Sometimes even the best laid plans fall through, and a business in Virginia decides it is in its best interests to file for bankruptcy. There are three kinds of bankruptcies applicable to businesses: Chapter 7, Chapter 11 or Chapter 13. What type of bankruptcy is appropriate depends on how the business is formed.

Chapter 7 bankruptcy is often chosen when a business believes that restructuring the business is not possible or if the business lacks any substantial assets. It is also known as a liquidation bankruptcy. The court will appoint a trustee who will take back the business’s assets to pay back the business’s creditors. Once this happens, if the business is a sole proprietorship, its debts are then discharged. If the business is a partnership or a corporation, then its debts cannot be extinguished through a Chapter 7 bankruptcy. In either case, if a business files for Chapter 7 bankruptcy, it essentially means that the business is closed for good. Chapter 7 bankruptcy is an option for sole proprietorships, partnerships and corporations.
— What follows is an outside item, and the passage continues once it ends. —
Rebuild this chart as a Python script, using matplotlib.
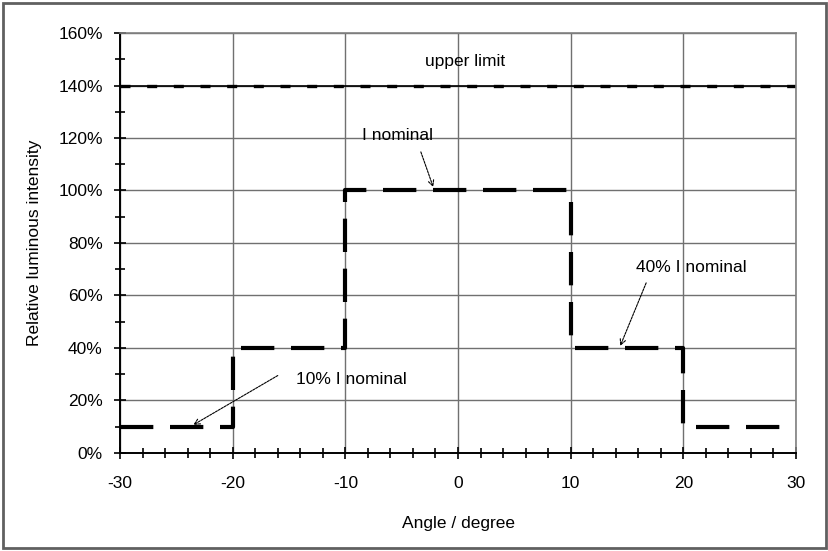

If a business believes it could continue its operations into the future, then it may choose Chapter 11 bankruptcy. In such a bankruptcy, a reorganization plan will be developed that allows the business to continue running. Like a Chapter 7 bankruptcy, in a Chapter 11 bankruptcy a trustee will be appointed by the court — it could even be the business itself. The trustee will handle the reorganization. A plan will be filed with the court that will describe how the business intends to pay back its creditors. The creditors are given the opportunity to vote on the reorganization plan. These plans can take as long as two decades to complete. Even the confirmation of a plan can take as long as 12 months. Chapter 11 bankruptcy is an option for sole proprietorships, partnerships and corporations.

Sole proprietorships alone also have the option to file for Chapter 13 bankruptcy. In such a bankruptcy, a repayment plan is arranged that includes information on how the business owner will pay back his or her debts. This plan is then filed with the court. If a business owner’s personal property is commingled with their personal property, then a Chapter 13 filing can help protect the business owner’s personal assets, such as their home.

In the end, determining what type of bankruptcy to file for is a complex decision. Fortunately, business law and bankruptcy attorneys are on hand to help advise business owners about their options so they can make appropriate choices.